Derselbe Beamte wies darauf hin, dass die wichtigste brasilianische Börse, die in diesem Jahr netto 69 Milliarden Reais (14,7 Milliarden Dollar) an ausländischen Kapitalflüssen angezogen hat, nach einem Anstieg von 11% in diesem Jahr in Dollar oder Reais nicht mehr so billig aussieht.

Eine andere Quelle aus dem Ministerium stimmte zu, dass die wichtigsten Triebkräfte der Währungsrallye, abgesehen von den brasilianischen Zinssätzen, "extern" waren und sich ändern können.

Nicht alle Beamten sind so skeptisch.

Fausto Vieira, Staatssekretär für makroökonomische Politik im Wirtschaftsministerium, sagte, dass eine unternehmensfreundliche Regulierung die Investitionen in Bereichen wie der Abwasserentsorgung ankurbelt, wo die privaten Investitionen von 3 Milliarden auf 30 Milliarden Reais pro Jahr angestiegen sind.

Das Ministerium geht davon aus, dass bis 2025 neue private Investitionen in Höhe von 360 Milliarden Reais getätigt werden, was dazu beitragen wird, unabhängig von kurzfristigen Markteffekten langfristige ausländische Kapitalströme anzulocken.

Dies könnte jedoch von den Wahlen in diesem Jahr abhängen. Der linksgerichtete ehemalige Präsident Luiz Inacio Lula da Silva, der in den Umfragen vor der Wahl im Oktober vor Bolsonaro liegt, hat versprochen, einen Großteil der Wirtschaftsagenda des Amtsinhabers rückgängig zu machen.

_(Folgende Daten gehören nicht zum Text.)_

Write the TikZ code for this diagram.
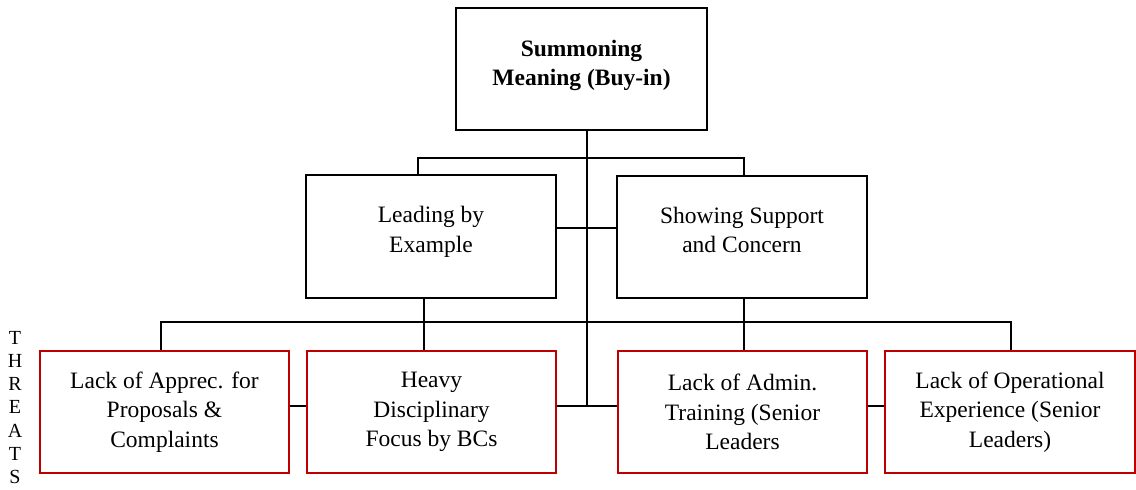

Analysten warnen davor, dass sowohl Lula als auch Bolsonaro zu einer populistischeren Rhetorik greifen könnten, was bei den Anlegern Bedenken hinsichtlich der Haushaltsdisziplin des Landes weckt.

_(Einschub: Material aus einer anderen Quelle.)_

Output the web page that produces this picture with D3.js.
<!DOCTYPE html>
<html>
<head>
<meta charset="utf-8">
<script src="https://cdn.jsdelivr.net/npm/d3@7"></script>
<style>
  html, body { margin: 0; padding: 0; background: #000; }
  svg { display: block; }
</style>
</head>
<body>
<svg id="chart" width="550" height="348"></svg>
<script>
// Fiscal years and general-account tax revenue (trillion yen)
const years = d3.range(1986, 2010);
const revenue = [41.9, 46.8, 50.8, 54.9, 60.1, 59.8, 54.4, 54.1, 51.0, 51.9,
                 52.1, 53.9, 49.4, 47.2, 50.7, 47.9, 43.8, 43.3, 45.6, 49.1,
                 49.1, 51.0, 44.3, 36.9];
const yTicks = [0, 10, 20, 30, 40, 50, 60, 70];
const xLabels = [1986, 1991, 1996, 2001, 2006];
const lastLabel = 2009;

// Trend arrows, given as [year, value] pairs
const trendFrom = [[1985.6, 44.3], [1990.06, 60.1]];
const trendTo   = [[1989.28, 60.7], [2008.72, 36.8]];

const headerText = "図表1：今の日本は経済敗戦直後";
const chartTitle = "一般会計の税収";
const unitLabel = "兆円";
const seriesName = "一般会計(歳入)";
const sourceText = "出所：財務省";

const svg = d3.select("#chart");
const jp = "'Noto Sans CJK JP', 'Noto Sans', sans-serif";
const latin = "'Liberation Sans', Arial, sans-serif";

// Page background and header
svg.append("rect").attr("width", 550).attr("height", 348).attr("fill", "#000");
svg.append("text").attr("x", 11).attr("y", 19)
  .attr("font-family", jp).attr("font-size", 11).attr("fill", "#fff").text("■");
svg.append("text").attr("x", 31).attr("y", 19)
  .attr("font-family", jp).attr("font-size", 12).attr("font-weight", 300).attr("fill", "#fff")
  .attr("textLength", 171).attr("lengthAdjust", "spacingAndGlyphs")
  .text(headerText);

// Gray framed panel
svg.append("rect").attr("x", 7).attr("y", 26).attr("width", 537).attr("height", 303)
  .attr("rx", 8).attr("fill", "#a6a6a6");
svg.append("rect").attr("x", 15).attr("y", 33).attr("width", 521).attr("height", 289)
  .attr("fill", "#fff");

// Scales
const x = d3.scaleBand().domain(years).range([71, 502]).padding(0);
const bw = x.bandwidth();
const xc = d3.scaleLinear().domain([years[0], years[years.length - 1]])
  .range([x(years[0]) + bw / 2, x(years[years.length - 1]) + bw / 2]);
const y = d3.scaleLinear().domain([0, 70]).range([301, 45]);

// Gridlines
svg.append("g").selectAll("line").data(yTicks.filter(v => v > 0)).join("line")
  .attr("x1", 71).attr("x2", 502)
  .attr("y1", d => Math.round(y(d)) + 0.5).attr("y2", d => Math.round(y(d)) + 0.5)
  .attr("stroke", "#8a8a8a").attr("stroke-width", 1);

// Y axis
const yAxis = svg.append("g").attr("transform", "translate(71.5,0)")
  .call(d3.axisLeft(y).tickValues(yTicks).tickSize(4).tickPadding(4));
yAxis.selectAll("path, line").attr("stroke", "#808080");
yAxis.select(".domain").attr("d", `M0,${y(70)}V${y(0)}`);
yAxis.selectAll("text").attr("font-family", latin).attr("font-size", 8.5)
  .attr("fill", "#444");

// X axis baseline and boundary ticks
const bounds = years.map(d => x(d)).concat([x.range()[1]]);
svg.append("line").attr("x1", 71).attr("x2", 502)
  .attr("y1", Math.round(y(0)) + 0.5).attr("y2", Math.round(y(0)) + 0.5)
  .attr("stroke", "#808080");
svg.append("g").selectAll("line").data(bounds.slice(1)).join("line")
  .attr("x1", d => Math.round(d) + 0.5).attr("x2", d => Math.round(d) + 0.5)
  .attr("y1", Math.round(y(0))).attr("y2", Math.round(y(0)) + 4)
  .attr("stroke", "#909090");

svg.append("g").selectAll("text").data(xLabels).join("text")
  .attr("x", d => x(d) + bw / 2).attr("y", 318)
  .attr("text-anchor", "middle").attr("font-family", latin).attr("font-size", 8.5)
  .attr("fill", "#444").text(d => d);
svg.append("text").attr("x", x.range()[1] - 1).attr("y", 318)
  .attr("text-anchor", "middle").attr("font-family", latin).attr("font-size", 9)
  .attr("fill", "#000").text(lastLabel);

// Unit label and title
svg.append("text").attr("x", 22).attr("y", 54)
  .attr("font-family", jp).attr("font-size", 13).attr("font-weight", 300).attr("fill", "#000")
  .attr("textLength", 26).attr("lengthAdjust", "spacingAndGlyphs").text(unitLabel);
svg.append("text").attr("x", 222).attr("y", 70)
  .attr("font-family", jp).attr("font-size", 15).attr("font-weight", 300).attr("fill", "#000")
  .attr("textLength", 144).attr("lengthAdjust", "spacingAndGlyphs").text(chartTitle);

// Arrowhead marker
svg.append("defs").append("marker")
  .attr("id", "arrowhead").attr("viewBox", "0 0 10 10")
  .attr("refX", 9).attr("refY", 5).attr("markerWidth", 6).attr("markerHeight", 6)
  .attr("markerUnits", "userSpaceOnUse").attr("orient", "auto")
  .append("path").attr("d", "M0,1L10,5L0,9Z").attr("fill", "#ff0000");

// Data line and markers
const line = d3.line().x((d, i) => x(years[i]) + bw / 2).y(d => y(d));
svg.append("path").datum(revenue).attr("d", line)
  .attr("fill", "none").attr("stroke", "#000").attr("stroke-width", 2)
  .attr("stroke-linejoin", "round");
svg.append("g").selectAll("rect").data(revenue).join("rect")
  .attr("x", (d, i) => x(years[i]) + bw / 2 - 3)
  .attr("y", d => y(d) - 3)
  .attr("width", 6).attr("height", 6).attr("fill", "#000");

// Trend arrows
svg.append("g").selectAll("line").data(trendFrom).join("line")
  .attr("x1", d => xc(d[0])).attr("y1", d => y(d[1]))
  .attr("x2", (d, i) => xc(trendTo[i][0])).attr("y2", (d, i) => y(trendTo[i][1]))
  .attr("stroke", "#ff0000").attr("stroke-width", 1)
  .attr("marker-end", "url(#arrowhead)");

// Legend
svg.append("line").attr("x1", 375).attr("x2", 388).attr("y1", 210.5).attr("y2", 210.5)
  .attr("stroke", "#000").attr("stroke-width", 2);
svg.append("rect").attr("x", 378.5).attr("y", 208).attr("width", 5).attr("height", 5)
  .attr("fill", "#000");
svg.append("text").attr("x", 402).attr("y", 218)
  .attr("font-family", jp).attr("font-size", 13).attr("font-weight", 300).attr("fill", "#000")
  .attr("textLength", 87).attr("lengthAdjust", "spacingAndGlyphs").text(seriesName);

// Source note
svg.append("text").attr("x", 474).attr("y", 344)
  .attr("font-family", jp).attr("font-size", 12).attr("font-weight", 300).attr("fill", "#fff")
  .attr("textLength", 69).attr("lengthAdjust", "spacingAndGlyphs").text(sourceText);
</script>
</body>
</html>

Im Moment sind die Risikoprämien für Brasilien gesunken, so der Ökonom Jonathan Petersen von Capital Economics, was "die schwindenden Sorgen über die fiskalische Nachhaltigkeit und die politischen Risiken widerspiegeln könnte".

"Sollten sich unsere Prognosen für fallende Rohstoffpreise und ein schwächeres Wirtschaftswachstum bewahrheiten, könnten diese Bedenken jedoch wieder aufkommen, insbesondere vor den Wahlen", erklärte er in einer Mitteilung vom Donnerstag an seine Kunden und prognostizierte einen Wechselkurs von 5,0 Reais pro Dollar bis zum Ende des Jahres.